# YOUR INSTRUCTIONS
Images are excluded; otherwise, output every record exactly.

# INFORMATION SHOWN

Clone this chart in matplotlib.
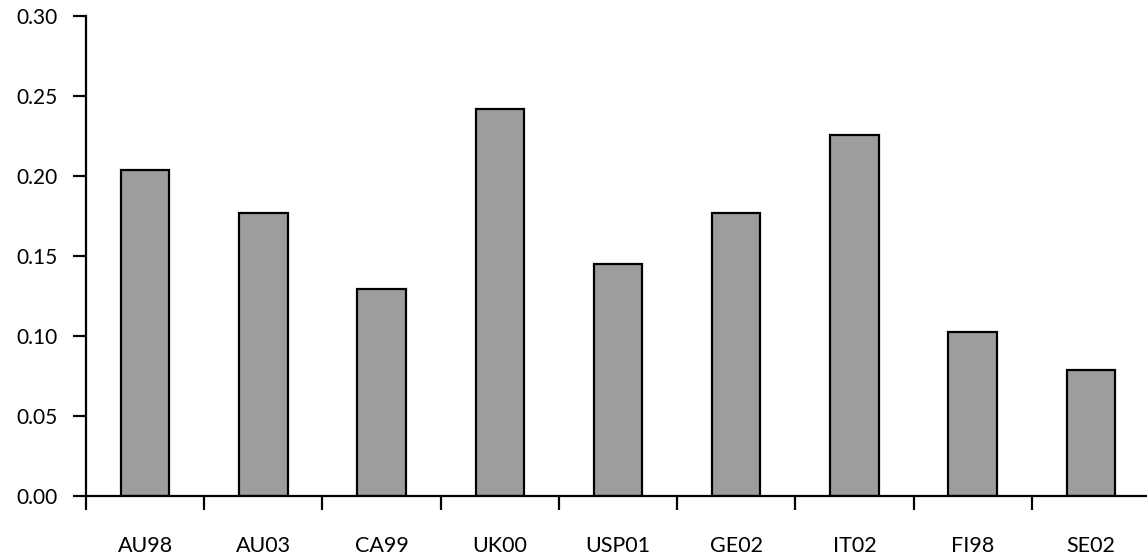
import matplotlib
matplotlib.use('Agg')
import matplotlib.pyplot as plt
import numpy as np

plt.rcParams['font.family'] = ['Lato', 'DejaVu Sans']

# Values
labels = ['AU98', 'AU03', 'CA99', 'UK00', 'USP01', 'GE02', 'IT02', 'FI98', 'SE02']
values = [0.2035, 0.177, 0.129, 0.2415, 0.145, 0.177, 0.2255, 0.1025, 0.0785]
yticks = [0.00, 0.05, 0.10, 0.15, 0.20, 0.25, 0.30]

x = np.arange(len(labels))

fig = plt.figure(figsize=(11.47, 5.6), dpi=100)
ax = fig.add_axes([86 / 1147, 64 / 560, 1064 / 1147, 480.5 / 560])

ax.bar(x, values, width=0.41, color='#9d9d9e', edgecolor='black', linewidth=1.6)

ax.set_xlim(-0.5, len(labels) - 0.5)
ax.set_ylim(0, 0.30)

ax.spines['top'].set_visible(False)
ax.spines['right'].set_visible(False)
ax.spines['left'].set_linewidth(1.6)
ax.spines['bottom'].set_linewidth(1.6)

ax.set_yticks(yticks)
ax.set_yticklabels([f'{v:.2f}' for v in yticks])
ax.tick_params(axis='y', length=9.5, width=1.6, pad=11, labelsize=15)

# boundary ticks between categories, labels centred under bars
ax.set_xticks(x - 0.5)
ax.set_xticklabels([])
ax.set_xticks(x, minor=True)
ax.set_xticklabels(labels, minor=True)
ax.tick_params(axis='x', which='major', length=10, width=1.6)
ax.tick_params(axis='x', which='minor', length=0, pad=29, labelsize=15.5)

fig.savefig('out.png', dpi=100)
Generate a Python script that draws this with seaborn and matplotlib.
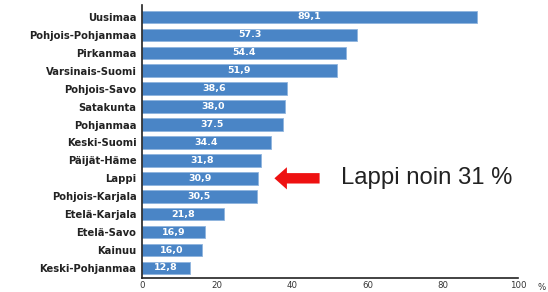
import matplotlib
matplotlib.use("Agg")
import matplotlib.pyplot as plt
import seaborn as sns
import pandas as pd

regions = ["Uusimaa", "Pohjois-Pohjanmaa", "Pirkanmaa", "Varsinais-Suomi", "Pohjois-Savo",
           "Satakunta", "Pohjanmaa", "Keski-Suomi", "Päijät-Häme", "Lappi",
           "Pohjois-Karjala", "Etelä-Karjala", "Etelä-Savo", "Kainuu", "Keski-Pohjanmaa"]
values = [89.1, 57.3, 54.4, 51.9, 38.6, 38.0, 37.5, 34.4, 31.8, 30.9, 30.5, 21.8, 16.9, 16.0, 12.8]
value_labels = ["89,1", "57.3", "54.4", "51,9", "38,6", "38,0", "37.5", "34.4", "31,8", "30,9",
                "30,5", "21,8", "16,9", "16,0", "12,8"]
x_ticks = [0, 20, 40, 60, 80, 100]

df = pd.DataFrame({"region": regions, "value": values})

sns.set_style("white")
fig = plt.figure(figsize=(5.48, 2.92), dpi=100)
ax = fig.add_axes([0.259, 0.048, 0.686, 0.935])

sns.barplot(data=df, y="region", x="value", color="#4a85c6", saturation=1,
            width=0.7, edgecolor="#8fb4de", linewidth=0.6, ax=ax)

# value labels in the middle of each bar
for i, (v, lab) in enumerate(zip(values, value_labels)):
    ax.text(v / 2, i, lab, color="white", ha="center", va="center",
            fontsize=6.8, fontweight="bold")

ax.set_xlim(0, 100)
ax.set_ylim(14.56, -0.67)
ax.set_xticks(x_ticks)
ax.set_xticklabels([str(t) for t in x_ticks], fontsize=6.2, color="#333333")
ax.tick_params(axis="x", length=0, pad=2.5)
ax.tick_params(axis="y", length=0, labelsize=7.2, pad=4)
for lbl in ax.get_yticklabels():
    lbl.set_fontweight("bold")
    lbl.set_color("#222222")
ax.set_xlabel("")
ax.set_ylabel("")
sns.despine(ax=ax)
for s in ["left", "bottom"]:
    ax.spines[s].set_color("#222222")
    ax.spines[s].set_linewidth(1.2)

fig.text(0.995, 0.0, "%", fontsize=6.2, color="#333333", ha="right", va="bottom")

# red arrow pointing at Lappi
ax.annotate("", xy=(34.5, 9), xytext=(48, 9),
            arrowprops=dict(arrowstyle="simple,head_width=1.6,head_length=0.9,tail_width=0.75",
                            color="#ee1111", lw=0), annotation_clip=False)
ax.text(53, 9, "Lappi noin 31 %", fontsize=17.2, family="Liberation Sans",
        color="#222222", va="center", ha="left")

fig.savefig("out.png", dpi=100)
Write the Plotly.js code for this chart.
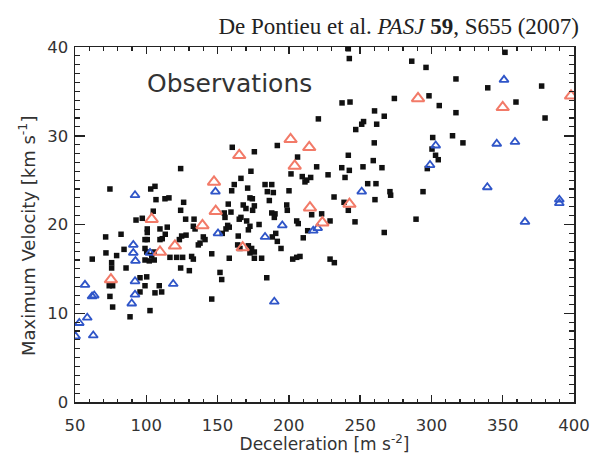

# FINAL RESULT
Clone this chart in matplotlib.
import matplotlib
matplotlib.use('Agg')
import matplotlib.pyplot as plt
import numpy as np

plt.rcParams['font.family'] = ['Lato', 'DejaVu Sans']

# Values
labels = ['AU98', 'AU03', 'CA99', 'UK00', 'USP01', 'GE02', 'IT02', 'FI98', 'SE02']
values = [0.2035, 0.177, 0.129, 0.2415, 0.145, 0.177, 0.2255, 0.1025, 0.0785]
yticks = [0.00, 0.05, 0.10, 0.15, 0.20, 0.25, 0.30]

x = np.arange(len(labels))

fig = plt.figure(figsize=(11.47, 5.6), dpi=100)
ax = fig.add_axes([86 / 1147, 64 / 560, 1064 / 1147, 480.5 / 560])

ax.bar(x, values, width=0.41, color='#9d9d9e', edgecolor='black', linewidth=1.6)

ax.set_xlim(-0.5, len(labels) - 0.5)
ax.set_ylim(0, 0.30)

ax.spines['top'].set_visible(False)
ax.spines['right'].set_visible(False)
ax.spines['left'].set_linewidth(1.6)
ax.spines['bottom'].set_linewidth(1.6)

ax.set_yticks(yticks)
ax.set_yticklabels([f'{v:.2f}' for v in yticks])
ax.tick_params(axis='y', length=9.5, width=1.6, pad=11, labelsize=15)

# boundary ticks between categories, labels centred under bars
ax.set_xticks(x - 0.5)
ax.set_xticklabels([])
ax.set_xticks(x, minor=True)
ax.set_xticklabels(labels, minor=True)
ax.tick_params(axis='x', which='major', length=10, width=1.6)
ax.tick_params(axis='x', which='minor', length=0, pad=29, labelsize=15.5)

fig.savefig('out.png', dpi=100)
Generate a Python script that draws this with seaborn and matplotlib.
import matplotlib
matplotlib.use("Agg")
import matplotlib.pyplot as plt
import seaborn as sns
import pandas as pd

regions = ["Uusimaa", "Pohjois-Pohjanmaa", "Pirkanmaa", "Varsinais-Suomi", "Pohjois-Savo",
           "Satakunta", "Pohjanmaa", "Keski-Suomi", "Päijät-Häme", "Lappi",
           "Pohjois-Karjala", "Etelä-Karjala", "Etelä-Savo", "Kainuu", "Keski-Pohjanmaa"]
values = [89.1, 57.3, 54.4, 51.9, 38.6, 38.0, 37.5, 34.4, 31.8, 30.9, 30.5, 21.8, 16.9, 16.0, 12.8]
value_labels = ["89,1", "57.3", "54.4", "51,9", "38,6", "38,0", "37.5", "34.4", "31,8", "30,9",
                "30,5", "21,8", "16,9", "16,0", "12,8"]
x_ticks = [0, 20, 40, 60, 80, 100]

df = pd.DataFrame({"region": regions, "value": values})

sns.set_style("white")
fig = plt.figure(figsize=(5.48, 2.92), dpi=100)
ax = fig.add_axes([0.259, 0.048, 0.686, 0.935])

sns.barplot(data=df, y="region", x="value", color="#4a85c6", saturation=1,
            width=0.7, edgecolor="#8fb4de", linewidth=0.6, ax=ax)

# value labels in the middle of each bar
for i, (v, lab) in enumerate(zip(values, value_labels)):
    ax.text(v / 2, i, lab, color="white", ha="center", va="center",
            fontsize=6.8, fontweight="bold")

ax.set_xlim(0, 100)
ax.set_ylim(14.56, -0.67)
ax.set_xticks(x_ticks)
ax.set_xticklabels([str(t) for t in x_ticks], fontsize=6.2, color="#333333")
ax.tick_params(axis="x", length=0, pad=2.5)
ax.tick_params(axis="y", length=0, labelsize=7.2, pad=4)
for lbl in ax.get_yticklabels():
    lbl.set_fontweight("bold")
    lbl.set_color("#222222")
ax.set_xlabel("")
ax.set_ylabel("")
sns.despine(ax=ax)
for s in ["left", "bottom"]:
    ax.spines[s].set_color("#222222")
    ax.spines[s].set_linewidth(1.2)

fig.text(0.995, 0.0, "%", fontsize=6.2, color="#333333", ha="right", va="bottom")

# red arrow pointing at Lappi
ax.annotate("", xy=(34.5, 9), xytext=(48, 9),
            arrowprops=dict(arrowstyle="simple,head_width=1.6,head_length=0.9,tail_width=0.75",
                            color="#ee1111", lw=0), annotation_clip=False)
ax.text(53, 9, "Lappi noin 31 %", fontsize=17.2, family="Liberation Sans",
        color="#222222", va="center", ha="left")

fig.savefig("out.png", dpi=100)
Write the Plotly.js code for this chart.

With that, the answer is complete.